■ Required task ■
Write the data out again exactly, with no pictures.

■ Material ■
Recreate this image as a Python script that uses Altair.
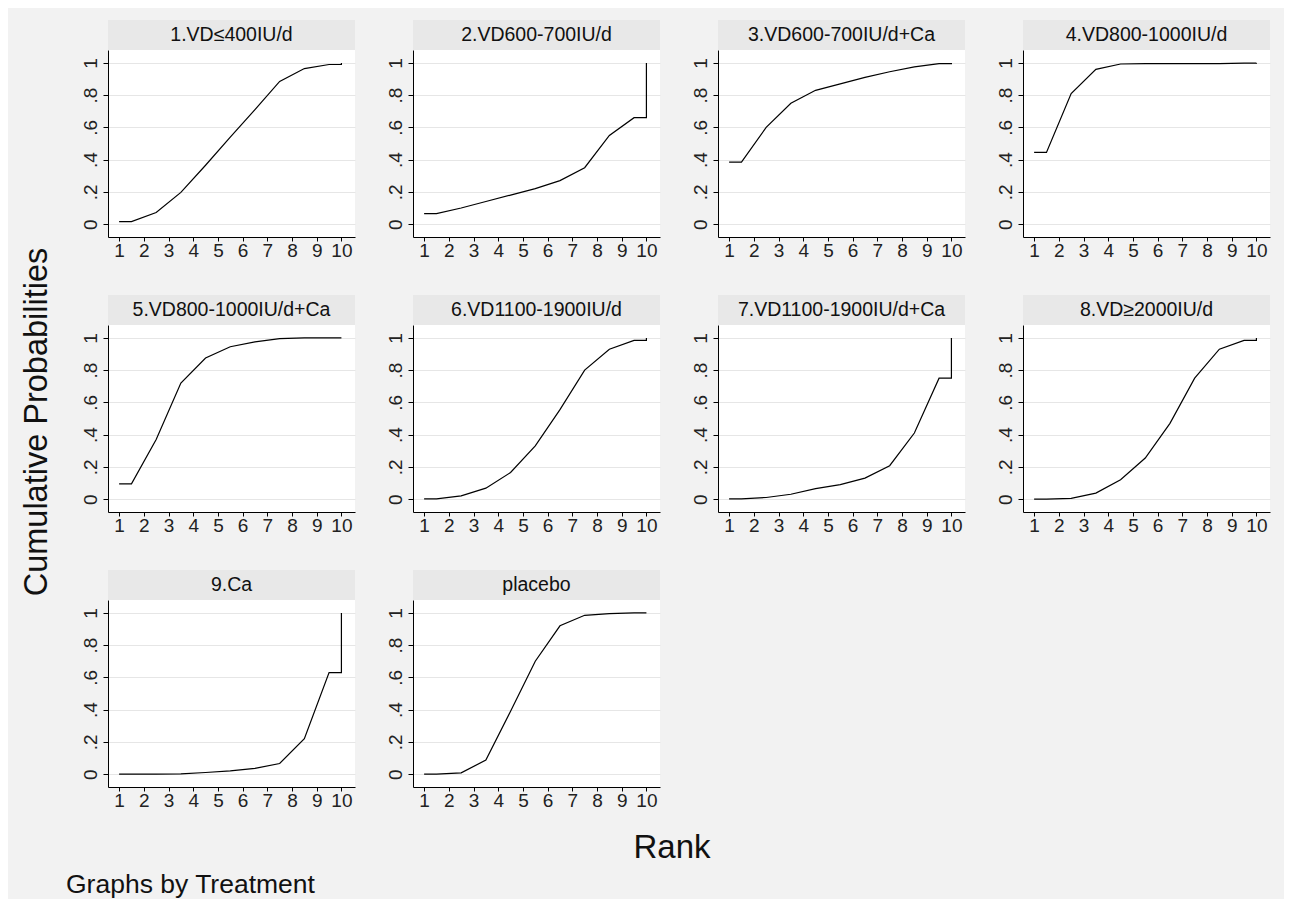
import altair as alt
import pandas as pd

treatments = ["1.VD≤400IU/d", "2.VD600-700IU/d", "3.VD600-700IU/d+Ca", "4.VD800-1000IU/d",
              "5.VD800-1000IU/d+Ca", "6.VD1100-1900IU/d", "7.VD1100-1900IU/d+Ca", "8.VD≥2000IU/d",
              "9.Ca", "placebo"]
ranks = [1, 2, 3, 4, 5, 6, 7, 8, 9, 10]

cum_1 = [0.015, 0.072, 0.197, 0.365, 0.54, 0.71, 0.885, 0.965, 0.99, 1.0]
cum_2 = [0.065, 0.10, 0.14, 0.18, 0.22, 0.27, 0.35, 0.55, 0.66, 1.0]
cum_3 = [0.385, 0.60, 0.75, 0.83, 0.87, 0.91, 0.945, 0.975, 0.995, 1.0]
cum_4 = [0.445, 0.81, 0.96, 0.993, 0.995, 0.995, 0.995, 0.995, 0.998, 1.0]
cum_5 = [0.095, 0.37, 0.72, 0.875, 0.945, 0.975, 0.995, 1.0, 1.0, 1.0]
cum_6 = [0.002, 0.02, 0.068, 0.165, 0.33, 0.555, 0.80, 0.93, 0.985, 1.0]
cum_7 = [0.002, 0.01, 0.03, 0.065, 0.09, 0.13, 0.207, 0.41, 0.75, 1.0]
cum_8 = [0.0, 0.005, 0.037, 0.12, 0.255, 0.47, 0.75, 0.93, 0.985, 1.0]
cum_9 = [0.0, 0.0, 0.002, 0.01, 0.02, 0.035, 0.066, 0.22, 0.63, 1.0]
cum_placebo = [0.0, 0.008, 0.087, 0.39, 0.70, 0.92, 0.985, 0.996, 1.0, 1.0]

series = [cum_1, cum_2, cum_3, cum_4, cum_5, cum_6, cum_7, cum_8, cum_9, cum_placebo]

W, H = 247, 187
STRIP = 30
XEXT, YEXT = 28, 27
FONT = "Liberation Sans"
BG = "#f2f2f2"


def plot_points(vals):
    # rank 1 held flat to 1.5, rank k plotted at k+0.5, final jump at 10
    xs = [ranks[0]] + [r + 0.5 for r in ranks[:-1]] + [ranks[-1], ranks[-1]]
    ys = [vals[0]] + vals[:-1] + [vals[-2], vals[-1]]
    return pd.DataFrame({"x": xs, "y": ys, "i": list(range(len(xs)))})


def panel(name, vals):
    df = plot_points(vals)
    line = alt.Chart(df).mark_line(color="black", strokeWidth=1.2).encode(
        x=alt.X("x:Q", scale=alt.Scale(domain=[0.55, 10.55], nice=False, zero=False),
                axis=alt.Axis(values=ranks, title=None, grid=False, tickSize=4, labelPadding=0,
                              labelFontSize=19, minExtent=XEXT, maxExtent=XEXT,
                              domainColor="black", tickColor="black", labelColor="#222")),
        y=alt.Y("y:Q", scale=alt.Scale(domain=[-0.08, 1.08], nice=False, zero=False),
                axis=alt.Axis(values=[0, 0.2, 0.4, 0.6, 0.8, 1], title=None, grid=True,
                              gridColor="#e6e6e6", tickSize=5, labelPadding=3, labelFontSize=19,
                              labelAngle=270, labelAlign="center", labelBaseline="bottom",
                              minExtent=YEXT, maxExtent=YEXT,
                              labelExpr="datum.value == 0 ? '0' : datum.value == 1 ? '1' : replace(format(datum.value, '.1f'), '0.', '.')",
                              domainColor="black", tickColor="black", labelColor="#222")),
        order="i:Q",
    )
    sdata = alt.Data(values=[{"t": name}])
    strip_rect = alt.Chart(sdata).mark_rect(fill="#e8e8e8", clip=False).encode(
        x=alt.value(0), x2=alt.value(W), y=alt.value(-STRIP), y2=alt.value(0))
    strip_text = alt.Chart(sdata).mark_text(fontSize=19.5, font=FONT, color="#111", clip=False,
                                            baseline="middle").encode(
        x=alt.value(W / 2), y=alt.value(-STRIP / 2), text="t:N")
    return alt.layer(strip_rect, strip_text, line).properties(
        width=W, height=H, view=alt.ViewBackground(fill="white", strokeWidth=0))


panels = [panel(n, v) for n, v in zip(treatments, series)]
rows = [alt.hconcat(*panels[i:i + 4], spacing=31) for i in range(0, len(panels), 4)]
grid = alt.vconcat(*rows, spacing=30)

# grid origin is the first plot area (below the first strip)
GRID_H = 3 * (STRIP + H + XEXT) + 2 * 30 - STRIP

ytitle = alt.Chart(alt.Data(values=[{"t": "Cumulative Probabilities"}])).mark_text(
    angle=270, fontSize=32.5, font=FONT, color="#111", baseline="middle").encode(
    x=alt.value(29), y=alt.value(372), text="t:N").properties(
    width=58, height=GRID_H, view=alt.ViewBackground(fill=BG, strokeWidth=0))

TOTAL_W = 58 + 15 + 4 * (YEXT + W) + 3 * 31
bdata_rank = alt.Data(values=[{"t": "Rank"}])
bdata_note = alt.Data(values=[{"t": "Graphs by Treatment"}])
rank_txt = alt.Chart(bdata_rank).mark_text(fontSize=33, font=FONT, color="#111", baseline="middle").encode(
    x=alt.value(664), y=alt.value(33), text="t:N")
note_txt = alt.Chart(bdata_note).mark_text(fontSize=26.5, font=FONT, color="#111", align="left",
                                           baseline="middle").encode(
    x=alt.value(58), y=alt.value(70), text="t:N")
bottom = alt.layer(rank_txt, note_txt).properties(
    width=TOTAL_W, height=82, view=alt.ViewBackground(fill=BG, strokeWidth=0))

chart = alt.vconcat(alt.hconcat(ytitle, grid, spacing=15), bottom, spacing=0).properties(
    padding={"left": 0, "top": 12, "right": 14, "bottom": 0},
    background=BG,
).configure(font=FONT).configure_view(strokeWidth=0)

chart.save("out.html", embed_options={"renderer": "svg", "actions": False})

■ Full output ■
Recreate this image as a Python script that uses Altair.
import altair as alt
import pandas as pd

treatments = ["1.VD≤400IU/d", "2.VD600-700IU/d", "3.VD600-700IU/d+Ca", "4.VD800-1000IU/d",
              "5.VD800-1000IU/d+Ca", "6.VD1100-1900IU/d", "7.VD1100-1900IU/d+Ca", "8.VD≥2000IU/d",
              "9.Ca", "placebo"]
ranks = [1, 2, 3, 4, 5, 6, 7, 8, 9, 10]

cum_1 = [0.015, 0.072, 0.197, 0.365, 0.54, 0.71, 0.885, 0.965, 0.99, 1.0]
cum_2 = [0.065, 0.10, 0.14, 0.18, 0.22, 0.27, 0.35, 0.55, 0.66, 1.0]
cum_3 = [0.385, 0.60, 0.75, 0.83, 0.87, 0.91, 0.945, 0.975, 0.995, 1.0]
cum_4 = [0.445, 0.81, 0.96, 0.993, 0.995, 0.995, 0.995, 0.995, 0.998, 1.0]
cum_5 = [0.095, 0.37, 0.72, 0.875, 0.945, 0.975, 0.995, 1.0, 1.0, 1.0]
cum_6 = [0.002, 0.02, 0.068, 0.165, 0.33, 0.555, 0.80, 0.93, 0.985, 1.0]
cum_7 = [0.002, 0.01, 0.03, 0.065, 0.09, 0.13, 0.207, 0.41, 0.75, 1.0]
cum_8 = [0.0, 0.005, 0.037, 0.12, 0.255, 0.47, 0.75, 0.93, 0.985, 1.0]
cum_9 = [0.0, 0.0, 0.002, 0.01, 0.02, 0.035, 0.066, 0.22, 0.63, 1.0]
cum_placebo = [0.0, 0.008, 0.087, 0.39, 0.70, 0.92, 0.985, 0.996, 1.0, 1.0]

series = [cum_1, cum_2, cum_3, cum_4, cum_5, cum_6, cum_7, cum_8, cum_9, cum_placebo]

W, H = 247, 187
STRIP = 30
XEXT, YEXT = 28, 27
FONT = "Liberation Sans"
BG = "#f2f2f2"


def plot_points(vals):
    # rank 1 held flat to 1.5, rank k plotted at k+0.5, final jump at 10
    xs = [ranks[0]] + [r + 0.5 for r in ranks[:-1]] + [ranks[-1], ranks[-1]]
    ys = [vals[0]] + vals[:-1] + [vals[-2], vals[-1]]
    return pd.DataFrame({"x": xs, "y": ys, "i": list(range(len(xs)))})


def panel(name, vals):
    df = plot_points(vals)
    line = alt.Chart(df).mark_line(color="black", strokeWidth=1.2).encode(
        x=alt.X("x:Q", scale=alt.Scale(domain=[0.55, 10.55], nice=False, zero=False),
                axis=alt.Axis(values=ranks, title=None, grid=False, tickSize=4, labelPadding=0,
                              labelFontSize=19, minExtent=XEXT, maxExtent=XEXT,
                              domainColor="black", tickColor="black", labelColor="#222")),
        y=alt.Y("y:Q", scale=alt.Scale(domain=[-0.08, 1.08], nice=False, zero=False),
                axis=alt.Axis(values=[0, 0.2, 0.4, 0.6, 0.8, 1], title=None, grid=True,
                              gridColor="#e6e6e6", tickSize=5, labelPadding=3, labelFontSize=19,
                              labelAngle=270, labelAlign="center", labelBaseline="bottom",
                              minExtent=YEXT, maxExtent=YEXT,
                              labelExpr="datum.value == 0 ? '0' : datum.value == 1 ? '1' : replace(format(datum.value, '.1f'), '0.', '.')",
                              domainColor="black", tickColor="black", labelColor="#222")),
        order="i:Q",
    )
    sdata = alt.Data(values=[{"t": name}])
    strip_rect = alt.Chart(sdata).mark_rect(fill="#e8e8e8", clip=False).encode(
        x=alt.value(0), x2=alt.value(W), y=alt.value(-STRIP), y2=alt.value(0))
    strip_text = alt.Chart(sdata).mark_text(fontSize=19.5, font=FONT, color="#111", clip=False,
                                            baseline="middle").encode(
        x=alt.value(W / 2), y=alt.value(-STRIP / 2), text="t:N")
    return alt.layer(strip_rect, strip_text, line).properties(
        width=W, height=H, view=alt.ViewBackground(fill="white", strokeWidth=0))


panels = [panel(n, v) for n, v in zip(treatments, series)]
rows = [alt.hconcat(*panels[i:i + 4], spacing=31) for i in range(0, len(panels), 4)]
grid = alt.vconcat(*rows, spacing=30)

# grid origin is the first plot area (below the first strip)
GRID_H = 3 * (STRIP + H + XEXT) + 2 * 30 - STRIP

ytitle = alt.Chart(alt.Data(values=[{"t": "Cumulative Probabilities"}])).mark_text(
    angle=270, fontSize=32.5, font=FONT, color="#111", baseline="middle").encode(
    x=alt.value(29), y=alt.value(372), text="t:N").properties(
    width=58, height=GRID_H, view=alt.ViewBackground(fill=BG, strokeWidth=0))

TOTAL_W = 58 + 15 + 4 * (YEXT + W) + 3 * 31
bdata_rank = alt.Data(values=[{"t": "Rank"}])
bdata_note = alt.Data(values=[{"t": "Graphs by Treatment"}])
rank_txt = alt.Chart(bdata_rank).mark_text(fontSize=33, font=FONT, color="#111", baseline="middle").encode(
    x=alt.value(664), y=alt.value(33), text="t:N")
note_txt = alt.Chart(bdata_note).mark_text(fontSize=26.5, font=FONT, color="#111", align="left",
                                           baseline="middle").encode(
    x=alt.value(58), y=alt.value(70), text="t:N")
bottom = alt.layer(rank_txt, note_txt).properties(
    width=TOTAL_W, height=82, view=alt.ViewBackground(fill=BG, strokeWidth=0))

chart = alt.vconcat(alt.hconcat(ytitle, grid, spacing=15), bottom, spacing=0).properties(
    padding={"left": 0, "top": 12, "right": 14, "bottom": 0},
    background=BG,
).configure(font=FONT).configure_view(strokeWidth=0)

chart.save("out.html", embed_options={"renderer": "svg", "actions": False})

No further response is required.